> _Input records_:
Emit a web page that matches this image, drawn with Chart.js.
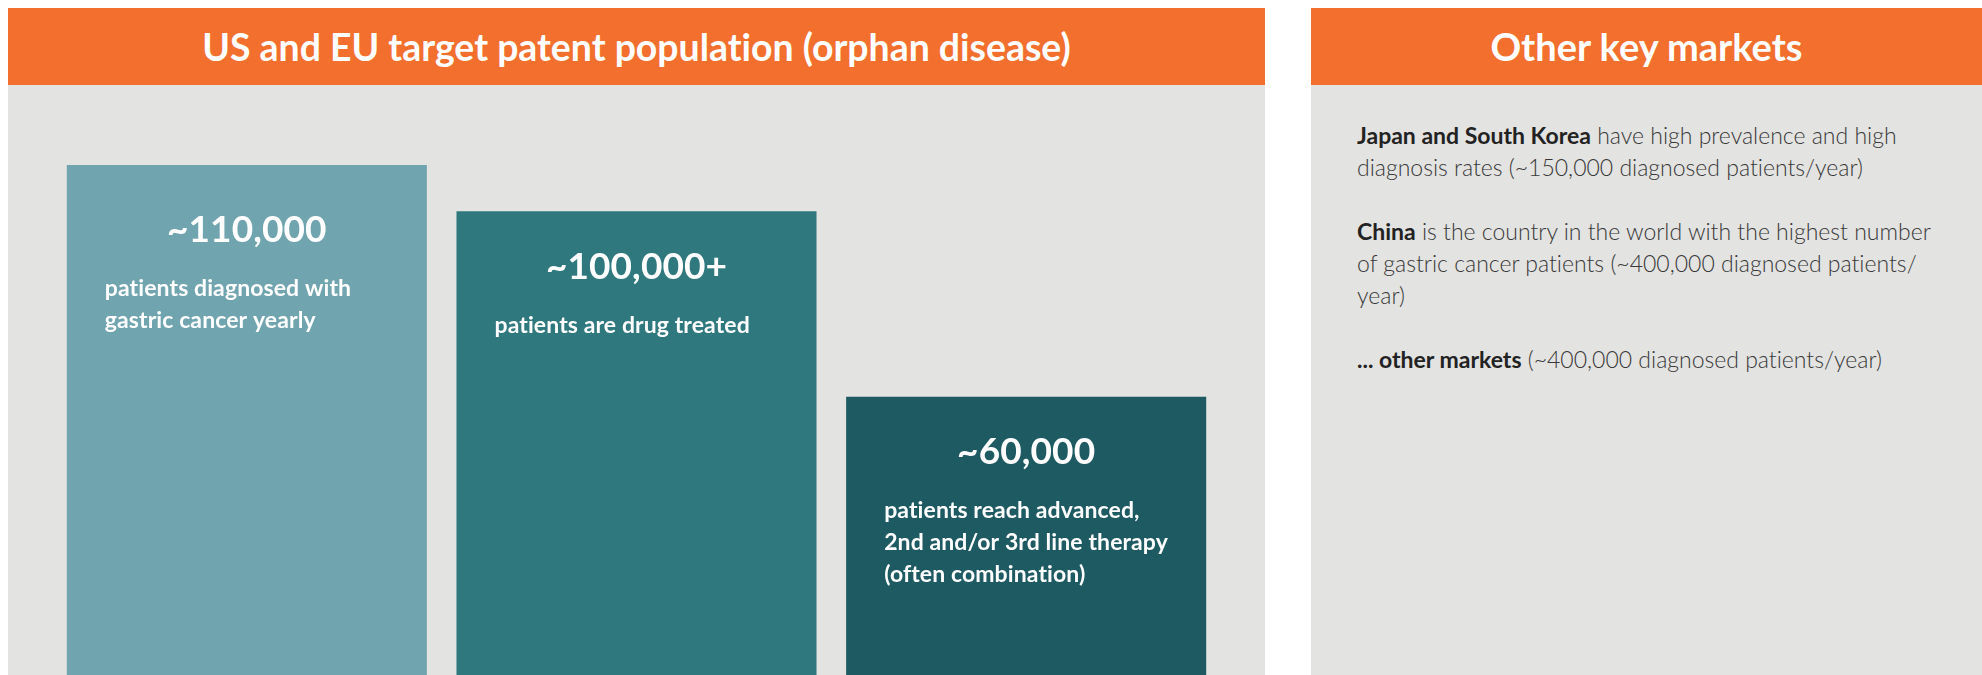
<!DOCTYPE html>
<html>
<head>
<meta charset="utf-8">
<script src="https://cdn.jsdelivr.net/npm/chart.js@4.4.1/dist/chart.umd.min.js"></script>
<style>
  html, body { margin: 0; padding: 0; background: #fff; }
  body {
    width: 1982px; height: 675px; position: relative; overflow: hidden;
    font-family: Lato, sans-serif; font-variant-ligatures: none;
  }
  .panel { position: absolute; top: 8px; height: 667px; background: #e3e3e1; }
  .panel-head {
    height: 77px; line-height: 77px; background: #f26f2d; color: #fff;
    text-align: center; font-weight: 700; font-size: 38px;
  }
  #left { left: 8px; width: 1257px; }
  #left .panel-head { font-size: 37.4px; }
  #right { left: 1311px; width: 671px; }
  #chart-wrap { position: absolute; left: 0; top: 77px; width: 1257px; height: 590px; }
  .notes {
    padding: 34px 0 0 46px; font-size: 23px; line-height: 32px;
    font-weight: 300; color: #383838; white-space: nowrap;
  }
  .notes p { margin: 0 0 32px 0; }
  .notes b { font-weight: 700; color: #222; }
</style>
</head>
<body>
<div class="panel" id="left">
  <div class="panel-head">US and EU target patent population (orphan disease)</div>
  <div id="chart-wrap"><canvas id="chart"></canvas></div>
</div>
<div class="panel" id="right">
  <div class="panel-head">Other key markets</div>
  <div class="notes">
    <p><b>Japan and South Korea</b> have high prevalence and high<br>diagnosis rates (~150,000 diagnosed patients/year)</p>
    <p><b>China</b> is the country in the world with the highest number<br>of gastric cancer patients (~400,000 diagnosed patients/<br>year)</p>
    <p><b>... other markets</b> (~400,000 diagnosed patients/year)</p>
  </div>
</div>
<script>
const categories = ['Diagnosed yearly', 'Drug treated', 'Advanced therapy'];
const patientCounts = [110000, 100000, 60000];
const countLabels = ['~110,000', '~100,000+', '~60,000'];
const descriptions = [
  ['patients diagnosed with', 'gastric cancer yearly'],
  ['patients are drug treated'],
  ['patients reach advanced,', '2nd and/or 3rd line therapy', '(often combination)']
];

// texte dans les barres
const barText = {
  id: 'barText',
  afterDatasetsDraw(chart, args, opts) {
    const ctx = chart.ctx;
    const bars = chart.getDatasetMeta(0).data;
    ctx.save();
    ctx.fillStyle = '#fff';
    ctx.textBaseline = 'alphabetic';
    ctx.letterSpacing = '0.1px'; // pas de ligature "ti"
    bars.forEach((bar, i) => {
      const left = bar.x - bar.width / 2;
      const numY = bar.y + opts.numberOffsets[i];
      ctx.font = '700 37px Lato';
      ctx.textAlign = 'center';
      ctx.fillText(countLabels[i], bar.x, numY);
      ctx.font = '700 23px Lato';
      ctx.textAlign = 'left';
      descriptions[i].forEach((line, j) => {
        ctx.fillText(line, left + 38, numY + 54 + j * 32);
      });
    });
    ctx.restore();
  }
};

function drawChart() {
  new Chart(document.getElementById('chart'), {
    type: 'bar',
    data: {
      labels: categories,
      datasets: [{
        data: patientCounts,
        backgroundColor: ['#70a4ae', '#2e787e', '#1e5a62'],
        borderWidth: 0,
        barPercentage: 0.924,
        categoryPercentage: 1
      }]
    },
    options: {
      responsive: true,
      maintainAspectRatio: false,
      animation: false,
      layout: { padding: { top: 80, left: 44, right: 44, bottom: 0 } },
      plugins: {
        legend: { display: false },
        tooltip: { enabled: false },
        barText: { numberOffsets: [77, 68, 67] }
      },
      scales: {
        x: { display: false },
        y: { display: false, min: 0, max: 110000 }
      }
    },
    plugins: [barText]
  });
}

document.fonts.load('700 37px Lato').then(drawChart, drawChart);
</script>
</body>
</html>
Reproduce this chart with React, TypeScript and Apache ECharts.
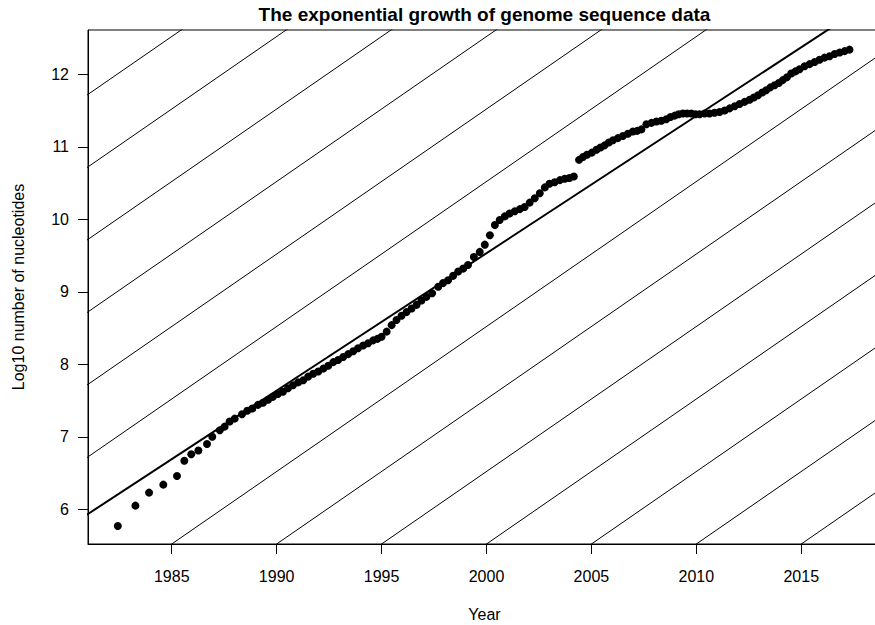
import React, { useEffect, useRef } from "react";
import * as echarts from "echarts";

const years = [
  1982.43, 1983.27, 1983.92, 1984.6, 1985.25, 1985.6, 1985.93, 1986.27, 1986.68, 1986.93,
  1987.29, 1987.52, 1987.76, 1988.0, 1988.35, 1988.6, 1988.84, 1989.11, 1989.35, 1989.59,
  1989.82, 1990.06, 1990.3, 1990.54, 1990.78, 1991.02, 1991.27, 1991.5, 1991.74, 1991.98,
  1992.22, 1992.46, 1992.7, 1992.93, 1993.17, 1993.41, 1993.65, 1993.88, 1994.12, 1994.36,
  1994.6, 1994.8, 1995.0, 1995.24, 1995.48, 1995.71, 1995.95, 1996.19, 1996.43, 1996.67,
  1996.9, 1997.14, 1997.41, 1997.7, 1997.93, 1998.17, 1998.41, 1998.65, 1998.89, 1999.12,
  1999.4, 1999.68, 1999.92, 2000.16, 2000.4, 2000.63, 2000.87, 2001.1, 2001.35, 2001.59,
  2001.82, 2002.06, 2002.3, 2002.54, 2002.78, 2003.0, 2003.25, 2003.5, 2003.73, 2003.95,
  2004.16, 2004.41, 2004.6, 2004.79, 2005.02, 2005.24, 2005.43, 2005.63, 2005.83, 2006.03,
  2006.26, 2006.5, 2006.74, 2006.98, 2007.18, 2007.38, 2007.62, 2007.86, 2008.1, 2008.33,
  2008.57, 2008.77, 2008.97, 2009.16, 2009.36, 2009.56, 2009.76, 2009.96, 2010.16, 2010.4,
  2010.63, 2010.87, 2011.11, 2011.35, 2011.59, 2011.83, 2012.06, 2012.3, 2012.54, 2012.74,
  2012.94, 2013.14, 2013.33, 2013.53, 2013.73, 2013.93, 2014.12, 2014.32, 2014.52, 2014.72,
  2014.92, 2015.16, 2015.4, 2015.64, 2015.87, 2016.11, 2016.35, 2016.59, 2016.83, 2017.07,
  2017.3,
];
const log10Nucleotides = [
  5.77, 6.05, 6.23, 6.34, 6.46, 6.67, 6.76, 6.81, 6.9, 7.0,
  7.09, 7.14, 7.21, 7.25, 7.31, 7.36, 7.39, 7.44, 7.47, 7.51,
  7.55, 7.59, 7.62, 7.67, 7.71, 7.75, 7.78, 7.83, 7.87, 7.9,
  7.94, 7.98, 8.03, 8.06, 8.1, 8.14, 8.18, 8.22, 8.26, 8.29,
  8.33, 8.35, 8.38, 8.45, 8.54, 8.61, 8.67, 8.72, 8.77, 8.82,
  8.88, 8.93, 8.98, 9.07, 9.12, 9.16, 9.22, 9.28, 9.32, 9.37,
  9.48, 9.55, 9.65, 9.78, 9.92, 9.99, 10.04, 10.08, 10.11, 10.14,
  10.17, 10.23, 10.29, 10.36, 10.44, 10.49, 10.51, 10.54, 10.56, 10.57,
  10.59, 10.82, 10.86, 10.89, 10.92, 10.96, 10.99, 11.02, 11.06, 11.09,
  11.12, 11.15, 11.18, 11.21, 11.22, 11.24, 11.31, 11.33, 11.35, 11.36,
  11.38, 11.41, 11.43, 11.45, 11.46, 11.46, 11.46, 11.45, 11.45, 11.46,
  11.46, 11.47, 11.48, 11.5, 11.53, 11.56, 11.59, 11.62, 11.65, 11.68,
  11.71, 11.75, 11.78, 11.82, 11.85, 11.88, 11.92, 11.96, 12.01, 12.04,
  12.07, 12.11, 12.14, 12.17, 12.2, 12.23, 12.25, 12.28, 12.3, 12.32,
  12.34,
];

const xTicks = [1985, 1990, 1995, 2000, 2005, 2010, 2015];
const yTicks = [6, 7, 8, 9, 10, 11, 12];
const xRange = [1981.01, 2018.8];
const yRange = [5.521, 12.611];

// Background guide lines: slope 0.2 per year, one unit apart
const guideSlope = 0.2;
const guideAnchorYear = 1985;
const guideAnchorValue = 5.521;
const guideOffsets = [-6, -5, -4, -3, -2, -1, 0, 2, 3, 4, 5, 6, 7];

// Fitted trend line
const fitSlope = 0.1894;
const fitAt2000 = 9.532;

const lineSpan = [1970, 2030];
const FONT = "'Liberation Sans', Arial, Helvetica, sans-serif";

export default function App() {
  const ref = useRef<HTMLDivElement>(null);

  useEffect(() => {
    if (!ref.current) return;
    const chart = echarts.init(ref.current, undefined, { renderer: "svg" });

    const guideSeries = guideOffsets.map((k) => ({
      type: "line",
      silent: true,
      symbol: "none",
      clip: true,
      lineStyle: { color: "#000", width: 1 },
      data: lineSpan.map((x) => [x, guideAnchorValue + k + guideSlope * (x - guideAnchorYear)]),
      z: 1,
    }));

    const fitSeries = {
      type: "line",
      silent: true,
      symbol: "none",
      clip: true,
      lineStyle: { color: "#000", width: 2 },
      data: lineSpan.map((x) => [x, fitAt2000 + fitSlope * (x - 2000)]),
      z: 2,
    };

    const pointSeries = {
      type: "scatter",
      symbol: "circle",
      symbolSize: 8,
      itemStyle: { color: "#000", opacity: 1 },
      data: years.map((y, i) => [y, log10Nucleotides[i]]),
      z: 3,
    };

    chart.setOption({
      animation: false,
      backgroundColor: "#fff",
      grid: {
        left: 88,
        top: 30,
        width: 793,
        height: 514,
        show: true,
        borderColor: "#000",
        borderWidth: 1,
        backgroundColor: "transparent",
        containLabel: false,
        outerBoundsMode: "none",
      },
      xAxis: {
        type: "value",
        min: xRange[0],
        max: xRange[1],
        splitLine: { show: false },
        axisLine: { show: true, lineStyle: { color: "#000", width: 1 } },
        axisTick: { show: true, length: 10, customValues: xTicks, lineStyle: { color: "#000" } },
        axisLabel: {
          customValues: xTicks,
          margin: 32,
          verticalAlign: "middle",
          color: "#000",
          fontSize: 16,
          fontFamily: FONT,
          formatter: (v: number) => String(v),
        },
      },
      yAxis: {
        type: "value",
        min: yRange[0],
        max: yRange[1],
        splitLine: { show: false },
        axisLine: { show: true, lineStyle: { color: "#000", width: 1 } },
        axisTick: { show: true, length: 10, customValues: yTicks, lineStyle: { color: "#000" } },
        axisLabel: {
          customValues: yTicks,
          margin: 19,
          color: "#000",
          fontSize: 16,
          fontFamily: FONT,
          formatter: (v: number) => String(v),
        },
      },
      graphic: [
        {
          type: "text",
          x: 484.5,
          y: 14,
          style: {
            text: "The exponential growth of genome sequence data",
            fill: "#000",
            fontSize: 19,
            fontWeight: "bold",
            fontFamily: FONT,
            align: "center",
            verticalAlign: "middle",
            textAlign: "center",
            textVerticalAlign: "middle",
          },
        },
        {
          type: "text",
          x: 484.5,
          y: 614,
          style: {
            text: "Year",
            fill: "#000",
            fontSize: 16,
            fontFamily: FONT,
            align: "center",
            verticalAlign: "middle",
            textAlign: "center",
            textVerticalAlign: "middle",
          },
        },
        {
          type: "text",
          x: 18.7,
          y: 287,
          rotation: Math.PI / 2,
          style: {
            text: "Log10 number of nucleotides",
            fill: "#000",
            fontSize: 16,
            fontFamily: FONT,
            align: "center",
            verticalAlign: "middle",
            textAlign: "center",
            textVerticalAlign: "middle",
          },
        },
      ],
      series: [...guideSeries, fitSeries, pointSeries],
    });

    return () => chart.dispose();
  }, []);

  return (
    <div
      ref={ref}
      style={{ position: "fixed", left: 0, top: 0, width: 875, height: 625, background: "#fff" }}
    />
  );
}
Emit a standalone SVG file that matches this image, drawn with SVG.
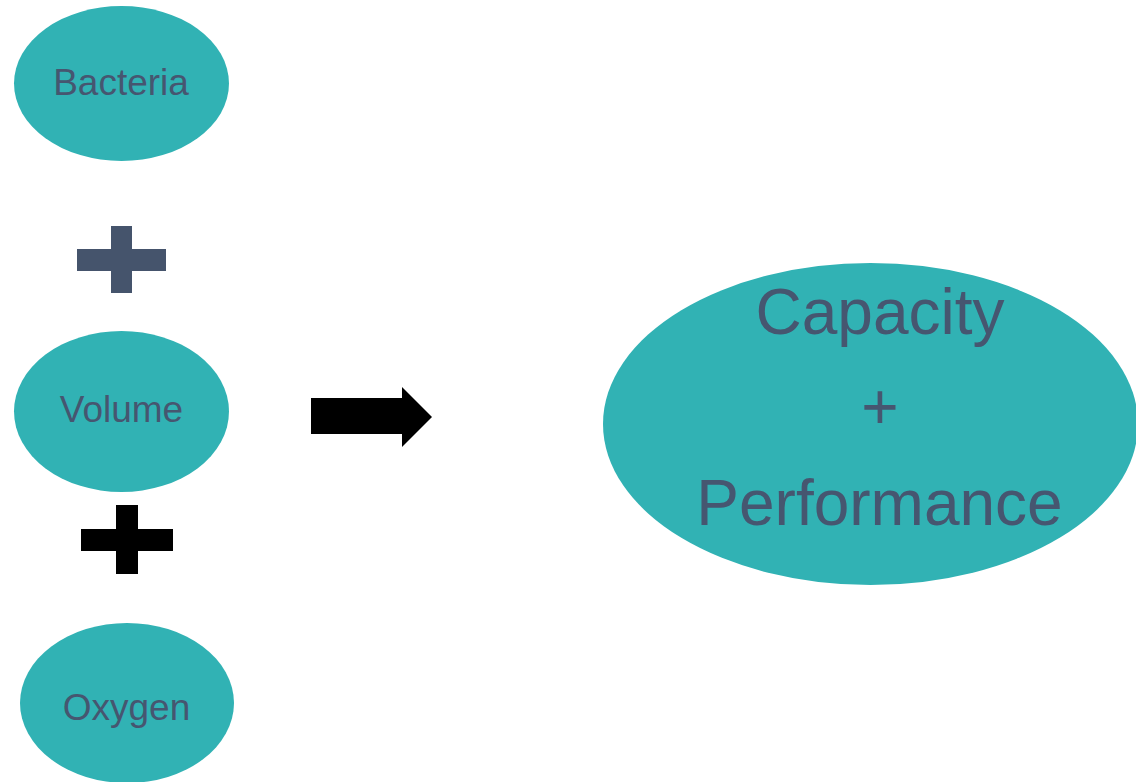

> _Written request_:
Only the lines from the one with "Reproduce this chart" down to the one with "import * as" belong in your copy, both ends included; write them out exactly and skip any pictures.

> _Response below_:
Reproduce this chart with React, TypeScript and Apache ECharts.
import React, { useEffect, useRef } from "react";
import * as echarts from "echarts";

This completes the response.